I noticed a brief post by Robin Pogrebin in yesterday’s New York Times reporting that President Obama has created a White House position “to oversee arts and culture.” The President has selected Kareem Dale (“a lawyer who last month was named special assistant to the President for disability policy”) for the job. Dale previously worked for Senator Obama on arts policy, and former NEA Chairman Bill Ivey is quoted as saying that this is “a big step forward in terms of connecting cultural and government [sic] with mainstream administration policy.” Ivey noted that Dale’s position would “mainly involve coordinating the activities of the National Endowment for the Humanities and the Institute of Museum and Library Services ‘in relation to White House objectives.’” Ivey made the point that in previous administrations this function was usually housed in office of the First Lady.
It is hard to know exactly what the administration intends by this move. The arts community has devoted a lot of time in recent weeks to lobbying for the creation of some sort of “arts czar” in the Executive Office, and this would appear to be the Obama response. There have been failed efforts to create a mechanism for coordination across the cultural agencies ever since NEH and NEA were established in 1965. We’ll have to see what the current agenda is, and whether there are distinctive policies for cultural policy.

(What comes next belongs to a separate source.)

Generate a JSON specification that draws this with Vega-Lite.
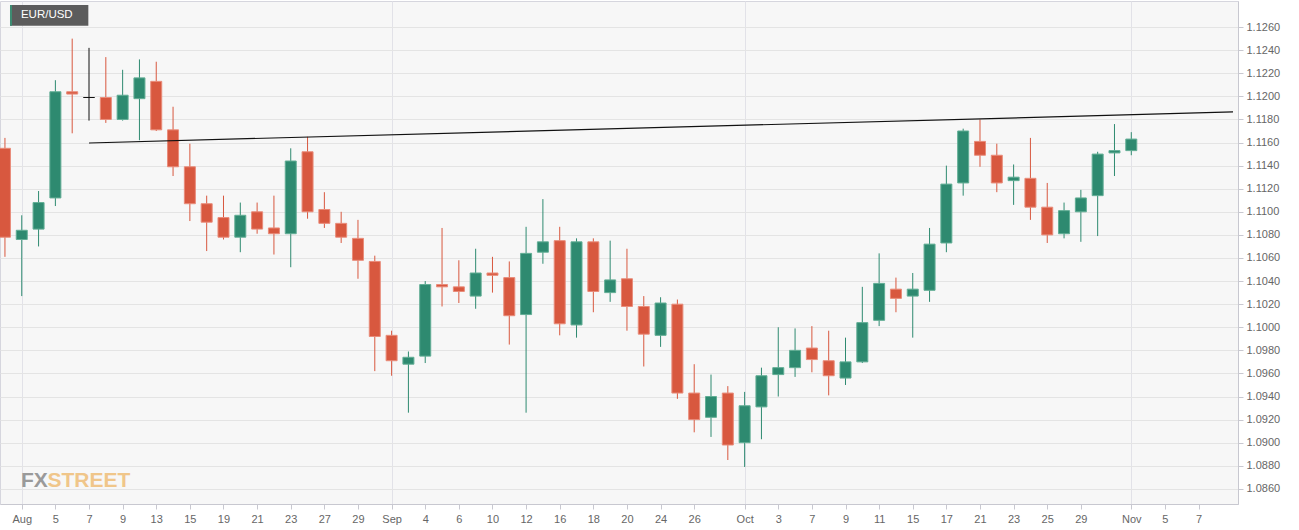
{
  "$schema": "https://vega.github.io/schema/vega-lite/v6.json",
  "autosize": {"type": "none"},
  "padding": {"left": 0, "top": 1, "right": 61, "bottom": 26},
  "width": 1238,
  "height": 503,
  "background": "#ffffff",
  "config": {
    "view": {"fill": "#f7f7f7", "stroke": "#d6d6de"},
    "axis": {
      "labelFont": "Liberation Sans",
      "labelFontSize": 11,
      "labelColor": "#666666",
      "tickColor": "#c8c8d0",
      "domainColor": "#c8c8d0",
      "gridColor": "#e4e4e4",
      "tickSize": 5,
      "labelOverlap": false,
      "title": null
    },
    "axisX": {"labelOverlap": false, "labelFlush": false},
    "axisY": {"labelOverlap": false}
  },
  "datasets": {
    "candles": [
      {"date": "2019-07-31", "t": -1, "o": 1.1155, "h": 1.1164, "l": 1.1061, "c": 1.1078},
      {"date": "2019-08-01", "t": 0, "o": 1.1076, "h": 1.1097, "l": 1.1027, "c": 1.1084},
      {"date": "2019-08-02", "t": 1, "o": 1.1085, "h": 1.1118, "l": 1.1070, "c": 1.1108},
      {"date": "2019-08-05", "t": 2, "o": 1.1112, "h": 1.1214, "l": 1.1105, "c": 1.1204},
      {"date": "2019-08-06", "t": 3, "o": 1.1204, "h": 1.1250, "l": 1.1168, "c": 1.1202},
      {"date": "2019-08-07", "t": 4, "o": 1.1199, "h": 1.1242, "l": 1.1179, "c": 1.1199},
      {"date": "2019-08-08", "t": 5, "o": 1.1199, "h": 1.1234, "l": 1.1177, "c": 1.1180},
      {"date": "2019-08-09", "t": 6, "o": 1.1180, "h": 1.1223, "l": 1.1179, "c": 1.1201},
      {"date": "2019-08-12", "t": 7, "o": 1.1198, "h": 1.1232, "l": 1.1162, "c": 1.1216},
      {"date": "2019-08-13", "t": 8, "o": 1.1213, "h": 1.1230, "l": 1.1170, "c": 1.1171},
      {"date": "2019-08-14", "t": 9, "o": 1.1171, "h": 1.1191, "l": 1.1131, "c": 1.1139},
      {"date": "2019-08-15", "t": 10, "o": 1.1139, "h": 1.1159, "l": 1.1092, "c": 1.1107},
      {"date": "2019-08-16", "t": 11, "o": 1.1107, "h": 1.1114, "l": 1.1066, "c": 1.1091},
      {"date": "2019-08-19", "t": 12, "o": 1.1095, "h": 1.1114, "l": 1.1076, "c": 1.1078},
      {"date": "2019-08-20", "t": 13, "o": 1.1078, "h": 1.1108, "l": 1.1065, "c": 1.1097},
      {"date": "2019-08-21", "t": 14, "o": 1.1100, "h": 1.1108, "l": 1.1081, "c": 1.1085},
      {"date": "2019-08-22", "t": 15, "o": 1.1086, "h": 1.1114, "l": 1.1063, "c": 1.1081},
      {"date": "2019-08-23", "t": 16, "o": 1.1081, "h": 1.1155, "l": 1.1052, "c": 1.1144},
      {"date": "2019-08-26", "t": 17, "o": 1.1152, "h": 1.1165, "l": 1.1094, "c": 1.1100},
      {"date": "2019-08-27", "t": 18, "o": 1.1102, "h": 1.1117, "l": 1.1086, "c": 1.1090},
      {"date": "2019-08-28", "t": 19, "o": 1.1090, "h": 1.1100, "l": 1.1073, "c": 1.1078},
      {"date": "2019-08-29", "t": 20, "o": 1.1077, "h": 1.1093, "l": 1.1042, "c": 1.1058},
      {"date": "2019-08-30", "t": 21, "o": 1.1057, "h": 1.1062, "l": 1.0962, "c": 1.0992},
      {"date": "2019-09-02", "t": 22, "o": 1.0993, "h": 1.0997, "l": 1.0958, "c": 1.0971},
      {"date": "2019-09-03", "t": 23, "o": 1.0968, "h": 1.0979, "l": 1.0926, "c": 1.0974},
      {"date": "2019-09-04", "t": 24, "o": 1.0975, "h": 1.1040, "l": 1.0969, "c": 1.1037},
      {"date": "2019-09-05", "t": 25, "o": 1.1037, "h": 1.1086, "l": 1.1018, "c": 1.1035},
      {"date": "2019-09-06", "t": 26, "o": 1.1035, "h": 1.1058, "l": 1.1021, "c": 1.1031},
      {"date": "2019-09-09", "t": 27, "o": 1.1027, "h": 1.1068, "l": 1.1016, "c": 1.1047},
      {"date": "2019-09-10", "t": 28, "o": 1.1047, "h": 1.1061, "l": 1.1030, "c": 1.1045},
      {"date": "2019-09-11", "t": 29, "o": 1.1043, "h": 1.1057, "l": 1.0985, "c": 1.1010},
      {"date": "2019-09-12", "t": 30, "o": 1.1011, "h": 1.1087, "l": 1.0926, "c": 1.1064},
      {"date": "2019-09-13", "t": 31, "o": 1.1065, "h": 1.1111, "l": 1.1055, "c": 1.1074},
      {"date": "2019-09-16", "t": 32, "o": 1.1075, "h": 1.1087, "l": 1.0993, "c": 1.1003},
      {"date": "2019-09-17", "t": 33, "o": 1.1002, "h": 1.1077, "l": 1.0991, "c": 1.1074},
      {"date": "2019-09-18", "t": 34, "o": 1.1074, "h": 1.1077, "l": 1.1013, "c": 1.1031},
      {"date": "2019-09-19", "t": 35, "o": 1.1030, "h": 1.1075, "l": 1.1022, "c": 1.1041},
      {"date": "2019-09-20", "t": 36, "o": 1.1042, "h": 1.1068, "l": 1.0997, "c": 1.1018},
      {"date": "2019-09-23", "t": 37, "o": 1.1018, "h": 1.1027, "l": 1.0966, "c": 1.0994},
      {"date": "2019-09-24", "t": 38, "o": 1.0993, "h": 1.1026, "l": 1.0983, "c": 1.1021},
      {"date": "2019-09-25", "t": 39, "o": 1.1020, "h": 1.1024, "l": 1.0938, "c": 1.0943},
      {"date": "2019-09-26", "t": 40, "o": 1.0943, "h": 1.0968, "l": 1.0909, "c": 1.0920},
      {"date": "2019-09-27", "t": 41, "o": 1.0922, "h": 1.0959, "l": 1.0905, "c": 1.0940},
      {"date": "2019-09-30", "t": 42, "o": 1.0943, "h": 1.0949, "l": 1.0885, "c": 1.0898},
      {"date": "2019-10-01", "t": 43, "o": 1.0900, "h": 1.0944, "l": 1.0879, "c": 1.0932},
      {"date": "2019-10-02", "t": 44, "o": 1.0931, "h": 1.0965, "l": 1.0903, "c": 1.0958},
      {"date": "2019-10-03", "t": 45, "o": 1.0959, "h": 1.1000, "l": 1.0940, "c": 1.0965},
      {"date": "2019-10-04", "t": 46, "o": 1.0965, "h": 1.0999, "l": 1.0957, "c": 1.0980},
      {"date": "2019-10-07", "t": 47, "o": 1.0982, "h": 1.1001, "l": 1.0961, "c": 1.0972},
      {"date": "2019-10-08", "t": 48, "o": 1.0971, "h": 1.0997, "l": 1.0941, "c": 1.0958},
      {"date": "2019-10-09", "t": 49, "o": 1.0956, "h": 1.0991, "l": 1.0950, "c": 1.0970},
      {"date": "2019-10-10", "t": 50, "o": 1.0970, "h": 1.1035, "l": 1.0969, "c": 1.1004},
      {"date": "2019-10-11", "t": 51, "o": 1.1006, "h": 1.1064, "l": 1.1001, "c": 1.1038},
      {"date": "2019-10-14", "t": 52, "o": 1.1033, "h": 1.1043, "l": 1.1013, "c": 1.1025},
      {"date": "2019-10-15", "t": 53, "o": 1.1027, "h": 1.1047, "l": 1.0991, "c": 1.1033},
      {"date": "2019-10-16", "t": 54, "o": 1.1032, "h": 1.1086, "l": 1.1022, "c": 1.1072},
      {"date": "2019-10-17", "t": 55, "o": 1.1073, "h": 1.1140, "l": 1.1065, "c": 1.1124},
      {"date": "2019-10-18", "t": 56, "o": 1.1125, "h": 1.1172, "l": 1.1114, "c": 1.1170},
      {"date": "2019-10-21", "t": 57, "o": 1.1161, "h": 1.1180, "l": 1.1139, "c": 1.1149},
      {"date": "2019-10-22", "t": 58, "o": 1.1149, "h": 1.1159, "l": 1.1117, "c": 1.1125},
      {"date": "2019-10-23", "t": 59, "o": 1.1127, "h": 1.1141, "l": 1.1106, "c": 1.1130},
      {"date": "2019-10-24", "t": 60, "o": 1.1129, "h": 1.1164, "l": 1.1093, "c": 1.1104},
      {"date": "2019-10-25", "t": 61, "o": 1.1104, "h": 1.1125, "l": 1.1073, "c": 1.1080},
      {"date": "2019-10-28", "t": 62, "o": 1.1081, "h": 1.1108, "l": 1.1077, "c": 1.1101},
      {"date": "2019-10-29", "t": 63, "o": 1.1100, "h": 1.1119, "l": 1.1074, "c": 1.1112},
      {"date": "2019-10-30", "t": 64, "o": 1.1114, "h": 1.1152, "l": 1.1079, "c": 1.1150},
      {"date": "2019-10-31", "t": 65, "o": 1.1151, "h": 1.1176, "l": 1.1131, "c": 1.1153},
      {"date": "2019-11-01", "t": 66, "o": 1.1153, "h": 1.1169, "l": 1.1149, "c": 1.1163}
    ],
    "trend": [
      {"t": 4, "v": 1.11596},
      {"t": 72.05, "v": 1.11865}
    ]
  },
  "layer": [
    {
      "data": {"values": [{"t": -0.05, "v": 1.0862, "s": "FX"}]},
      "mark": {"type": "text", "align": "left", "baseline": "alphabetic", "font": "Liberation Sans", "fontWeight": "bold", "fontSize": 21, "color": "#9a9a9a"},
      "encoding": {
        "x": {"field": "t", "type": "quantitative", "scale": {"domain": [-0.997, 72.05], "nice": false, "zero": false},
          "axis": {
            "orient": "bottom",
            "values": [0,2,4,6,8,10,12,14,16,18,20,22,24,26,28,30,32,34,36,38,40,43,45,47,49,51,53,55,57,59,61,63,66,68,70],
            "tickCount": 500,
            "labelExpr": "['Aug','','5','','7','','9','','13','','15','','19','','21','','23','','27','','29','','Sep','','4','','6','','10','','12','','16','','18','','20','','24','','26','','','Oct','','3','','7','','9','','11','','15','','17','','21','','23','','25','','29','','','Nov','','5','','7','',''][datum.value]",
            "labelPadding": 4,
            "labelFlush": false,
            "labelOverlap": false,
            "grid": true,
            "gridColor": "#e2e2e8",
            "gridOpacity": {"condition": {"test": "datum.value == 0 || datum.value == 22 || datum.value == 43 || datum.value == 66", "value": 1}, "value": 0},
            "title": null
          }
        },
        "y": {"field": "v", "type": "quantitative", "scale": {"domain": [1.08469, 1.12826], "nice": false, "zero": false},
          "axis": {
            "orient": "right",
            "values": [1.086,1.088,1.090,1.092,1.094,1.096,1.098,1.100,1.102,1.104,1.106,1.108,1.110,1.112,1.114,1.116,1.118,1.120,1.122,1.124,1.126],
            "tickCount": 500,
            "format": ".4f",
            "labelPadding": 3,
            "labelOverlap": false,
            "grid": true,
            "title": null
          }
        },
        "text": {"field": "s"}
      }
    },
    {
      "data": {"values": [{"t": 1.53, "v": 1.0862, "s": "STREET"}]},
      "mark": {"type": "text", "align": "left", "baseline": "alphabetic", "font": "Liberation Sans", "fontWeight": "bold", "fontSize": 21, "color": "#f0c68a"},
      "encoding": {
        "x": {"field": "t", "type": "quantitative", "title": null},
        "y": {"field": "v", "type": "quantitative", "title": null},
        "text": {"field": "s"}
      }
    },
    {
      "data": {"name": "candles"},
      "mark": {"type": "rule", "strokeWidth": 1, "clip": true},
      "encoding": {
        "x": {"field": "t", "type": "quantitative", "title": null},
        "y": {"field": "l", "type": "quantitative", "title": null},
        "y2": {"field": "h"},
        "color": {"condition": [{"test": "datum.o == datum.c", "value": "#111111"}, {"test": "datum.c > datum.o", "value": "#2e8a70"}], "value": "#d8583f"}
      }
    },
    {
      "data": {"name": "candles"},
      "mark": {"type": "bar", "width": 11, "strokeWidth": 1, "clip": true},
      "encoding": {
        "x": {"field": "t", "type": "quantitative", "title": null},
        "y": {"field": "o", "type": "quantitative", "title": null},
        "y2": {"field": "c"},
        "fill": {"condition": [{"test": "datum.o == datum.c", "value": "#111111"}, {"test": "datum.c > datum.o", "value": "#2e8a70"}], "value": "#d8583f"},
        "stroke": {"condition": [{"test": "datum.o == datum.c", "value": "#111111"}, {"test": "datum.c > datum.o", "value": "#62ae95"}], "value": "#e98c7a"}
      }
    },
    {
      "data": {"name": "trend"},
      "mark": {"type": "line", "color": "#111111", "strokeWidth": 1.2, "clip": true},
      "encoding": {
        "x": {"field": "t", "type": "quantitative", "title": null},
        "y": {"field": "v", "type": "quantitative", "title": null}
      }
    },
    {
      "data": {"values": [{"t1": -0.70, "t2": 3.96, "v1": 1.12612, "v2": 1.12791}]},
      "mark": {"type": "rect", "color": "#5c5c5c"},
      "encoding": {
        "x": {"field": "t1", "type": "quantitative", "title": null},
        "x2": {"field": "t2"},
        "y": {"field": "v1", "type": "quantitative", "title": null},
        "y2": {"field": "v2"}
      }
    },
    {
      "data": {"values": [{"t1": -0.70, "t2": -0.58, "v1": 1.12612, "v2": 1.12791}]},
      "mark": {"type": "rect", "color": "#3d8c72"},
      "encoding": {
        "x": {"field": "t1", "type": "quantitative", "title": null},
        "x2": {"field": "t2"},
        "y": {"field": "v1", "type": "quantitative", "title": null},
        "y2": {"field": "v2"}
      }
    },
    {
      "data": {"values": [{"t": -0.05, "v": 1.12702, "s": "EUR/USD"}]},
      "mark": {"type": "text", "align": "left", "baseline": "middle", "font": "Liberation Sans", "fontSize": 11.5, "color": "#ffffff"},
      "encoding": {
        "x": {"field": "t", "type": "quantitative", "title": null},
        "y": {"field": "v", "type": "quantitative", "title": null},
        "text": {"field": "s"}
      }
    }
  ]
}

Bill Ivey was in charge of the transition process for three agencies (NEA, NEH and IMLS) for the transition, and he appears to think these are the agencies that will come under the jurisdiction of Mr. Dale. But of course there are other federal agencies with important cultural functions — certainly the Library of Congress, the Smithsonian Institution, the National Publications and Records Commission, to name only a few. If President Obama were genuinely to develop and implement a broad cultural policy for all the federal cultural programs, he could accomplish something quite unusual and important. We’ll have to see how this develops, and what sorts of relationships the new heads of the Endowments develop with Dale and the White House.
For the moment, however, culture is doing well in terms of appropriations. President Obama signed the Omnibus Spending Bill into law last Wednesday. Each of the cultural agencies got a significant boost in its funding: NEH and NEA got $10-million increases, the NHPRC $1.75-million. the Smithsonian $48.7-million, the Teaching American History program (Dept. of Education) $1-million — and of course the arts earlier received $50-million in the Stimulus Bill. This is a vote of confidence in the cultural agencies of a kind that we have not seen for a good many years. It will be interesting to see what we can do with the funds.